Stored dataset items
- - -
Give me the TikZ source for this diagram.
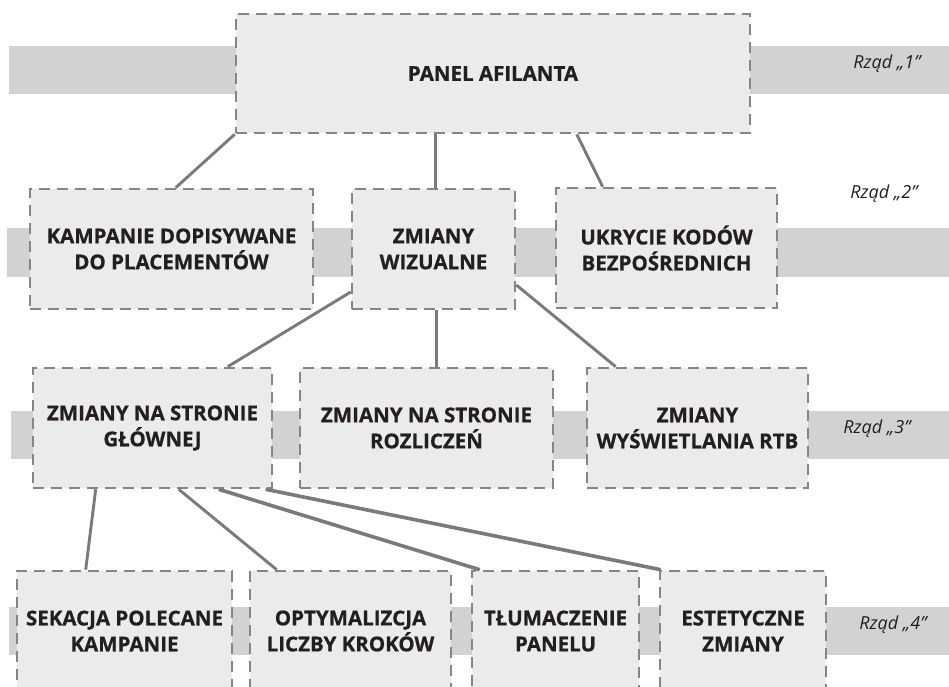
\documentclass[tikz,border=0pt]{standalone}
\usepackage{fontspec}
\setmainfont{Open Sans}
\newfontface\cardfont{Open Sans Bold}[FakeBold=0.7]
\usetikzlibrary{calc}

\definecolor{boxfill}{HTML}{EBEBEC}
\definecolor{bandfill}{HTML}{D1D2D4}
\definecolor{edgegray}{HTML}{858585}
\definecolor{linkgray}{HTML}{7A7A7A}
\definecolor{ink}{HTML}{231F20}

\tikzset{
  band/.style={fill=bandfill, draw=none},
  card/.style={draw=edgegray, line width=2.6pt, dash pattern=on 11pt off 7pt,
    fill=boxfill, text=ink, align=center, inner sep=0pt, minimum height=120pt,
    font=\fontsize{20.5}{26}\selectfont\cardfont},
  link/.style={draw=linkgray, line width=2.9pt},
  heavylink/.style={link, line width=3.6pt},
  rowtag/.style={text=ink, font=\fontsize{18}{20}\selectfont\itshape}
}

\begin{document}
\begin{tikzpicture}[x=1pt, y=-1pt]
  \useasboundingbox (0,0) rectangle (949,687);

  % horizontal row bands
  \fill[band] (9,46)   rectangle (949,94);
  \fill[band] (7,228)  rectangle (949,277);
  \fill[band] (11,411) rectangle (949,459);
  \fill[band] (9,607)  rectangle (949,655);

  % row 1
  \node[card, minimum width=514pt, minimum height=119pt] (pa) at (493,73.5) {PANEL AFILANTA};

  % row 2
  \node[card, minimum width=283pt] (kd) at (171.5,249) {KAMPANIE DOPISYWANE\\DO PLACEMENTÓW};
  \node[card, minimum width=163pt] (zw) at (433.5,249) {ZMIANY\\WIZUALNE};
  \node[card, minimum width=221pt] (uk) at (666.5,248) {UKRYCIE KODÓW\\BEZPOŚREDNICH};

  % row 3
  \node[card, minimum width=239pt] (gl) at (152.5,428) {ZMIANY NA STRONIE\\GŁÓWNEJ};
  \node[card, minimum width=253pt] (rz) at (426.5,428) {ZMIANY NA STRONIE\\ROZLICZEŃ};
  \node[card, minimum width=221pt] (rt) at (697.5,428) {ZMIANY\\WYŚWIETLANIA RTB};

  % row 4
  \node[card, minimum width=215pt] (se) at (124.5,631) {SEKACJA POLECANE\\KAMPANIE};
  \node[card, minimum width=201pt] (op) at (350.5,631) {OPTYMALIZCJA\\LICZBY KROKÓW};
  \node[card, minimum width=167pt] (tl) at (555.5,631) {TŁUMACZENIE\\PANELU};
  \node[card, minimum width=166pt] (es) at (743,631)   {ESTETYCZNE\\ZMIANY};

  % connectors
  \draw[link] (pa.south west) -- ([xshift=147pt]kd.north west);
  \draw[link] ([xshift=201pt]pa.south west) -- ([xshift=85pt]zw.north west);
  \draw[link] ([xshift=342pt]pa.south west) -- ([xshift=48pt]uk.north west);

  \draw[link] ([yshift=-43pt]zw.west) -- ([xshift=196pt]gl.north west);
  \draw[link] ([xshift=86pt]zw.south west) -- ([xshift=138pt]rz.north west);
  \draw[link] ([yshift=-36pt]zw.east) -- ([xshift=30pt]rt.north west);

  \draw[link] ([xshift=64pt]gl.south west) -- ([xshift=70pt]se.north west);
  \draw[link] ([xshift=147pt]gl.south west) -- ([xshift=28pt]op.north west);
  \draw[heavylink] ([xshift=187pt]gl.south west) -- ([xshift=9pt]tl.north west);
  \draw[heavylink] ([xshift=234pt]gl.south west) -- ([xshift=2pt]es.north west);

  % row tags
  \node[rowtag] (r1) at (887,64)  {Rząd „1”};
  \node[rowtag] (r2) at (884,194) {Rząd „2”};
  \node[rowtag] (r3) at (877,429) {Rząd „3”};
  \node[rowtag] (r4) at (893,625) {Rząd „4”};
\end{tikzpicture}
\end{document}
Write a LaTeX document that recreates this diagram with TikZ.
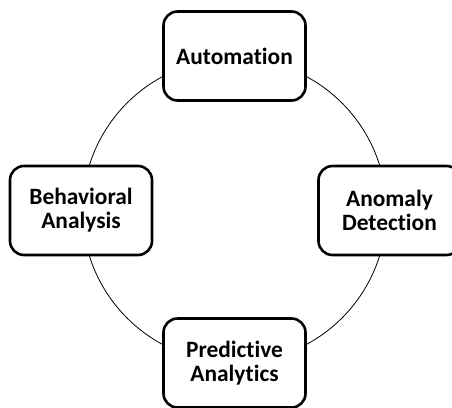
\documentclass[tikz,border=0pt]{standalone}
\usepackage{fontspec}
\setmainfont[Ligatures=NoCommon]{Carlito}

\tikzset{
  stage/.style={draw, line width=2.6pt, rounded corners=14pt, fill=white,
    minimum width=142pt, minimum height=89pt, inner sep=0pt, align=center,
    font=\fontsize{23.4}{24}\selectfont\bfseries},
  ring/.style={line width=0.8pt},
}

\begin{document}
\begin{tikzpicture}[x=1pt,y=-1pt]
\useasboundingbox (0,0) rectangle (452,407);
\clip (0,0) rectangle (452,407);

% the cycle behind the boxes
\coordinate (hub) at (234.5,210.5);
\draw[ring] (hub) circle (152pt);

\node[stage] (automation) at (234.5,56) {Automation};
\node[stage] (anomaly) at (389.5,210.5) {Anomaly\\Detection};
\node[stage] (predictive) at (234.5,363) {Predictive\\Analytics};
\node[stage] (behavioral) at (81,210.5) {Behavioral\\Analysis};
\end{tikzpicture}
\end{document}
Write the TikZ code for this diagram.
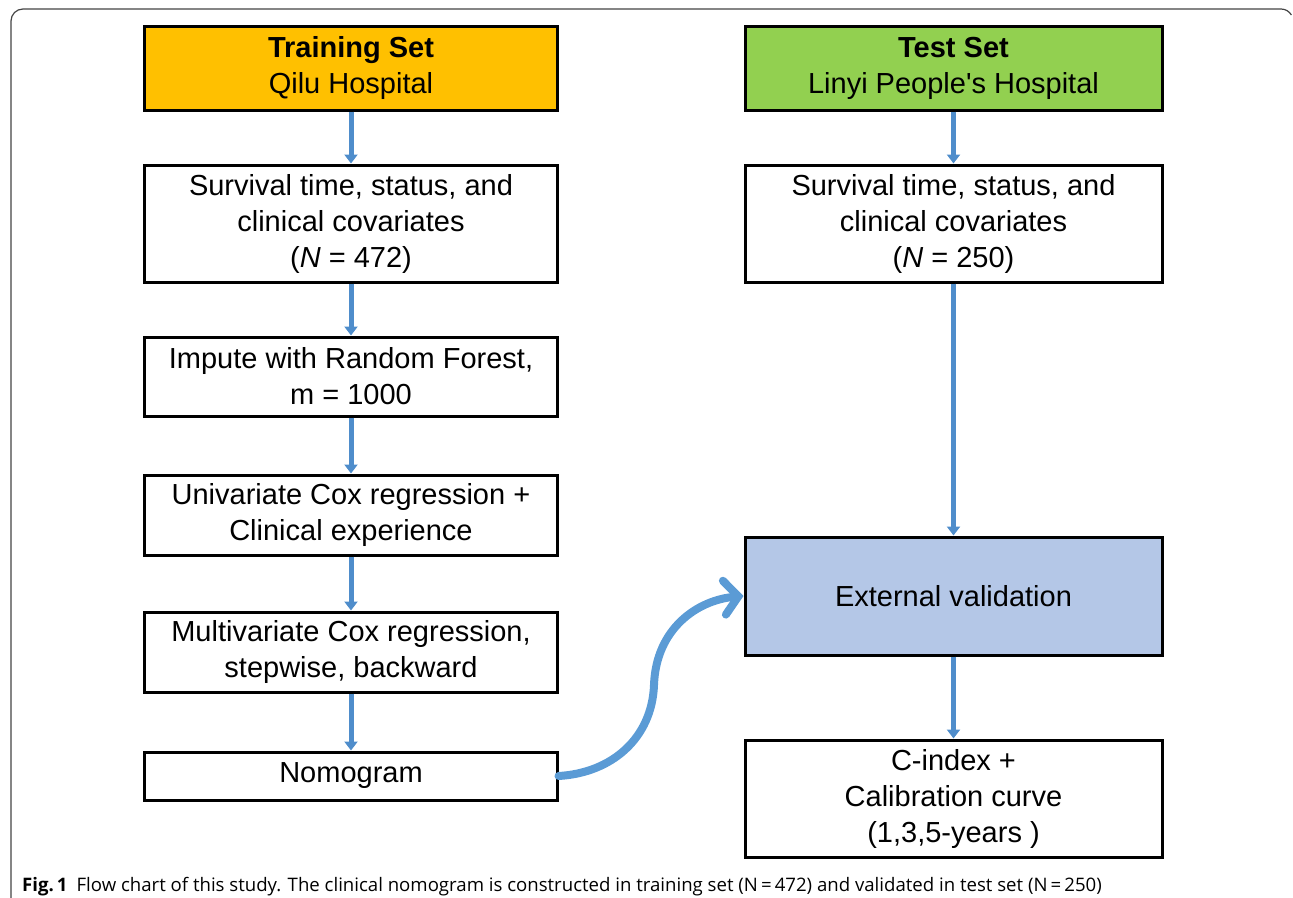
- - -
▸ **Exercise details**: Give the lines again word for word, from the start of the records to the line holding "(0,0) rectangle (949,687);", both included, and leave out any picture.

▸ **Response below**:
Give me the TikZ source for this diagram.
\documentclass[tikz,border=0pt]{standalone}
\usepackage{fontspec}
\setmainfont{Open Sans}
\newfontface\cardfont{Open Sans Bold}[FakeBold=0.7]
\usetikzlibrary{calc}

\definecolor{boxfill}{HTML}{EBEBEC}
\definecolor{bandfill}{HTML}{D1D2D4}
\definecolor{edgegray}{HTML}{858585}
\definecolor{linkgray}{HTML}{7A7A7A}
\definecolor{ink}{HTML}{231F20}

\tikzset{
  band/.style={fill=bandfill, draw=none},
  card/.style={draw=edgegray, line width=2.6pt, dash pattern=on 11pt off 7pt,
    fill=boxfill, text=ink, align=center, inner sep=0pt, minimum height=120pt,
    font=\fontsize{20.5}{26}\selectfont\cardfont},
  link/.style={draw=linkgray, line width=2.9pt},
  heavylink/.style={link, line width=3.6pt},
  rowtag/.style={text=ink, font=\fontsize{18}{20}\selectfont\itshape}
}

\begin{document}
\begin{tikzpicture}[x=1pt, y=-1pt]
  \useasboundingbox (0,0) rectangle (949,687);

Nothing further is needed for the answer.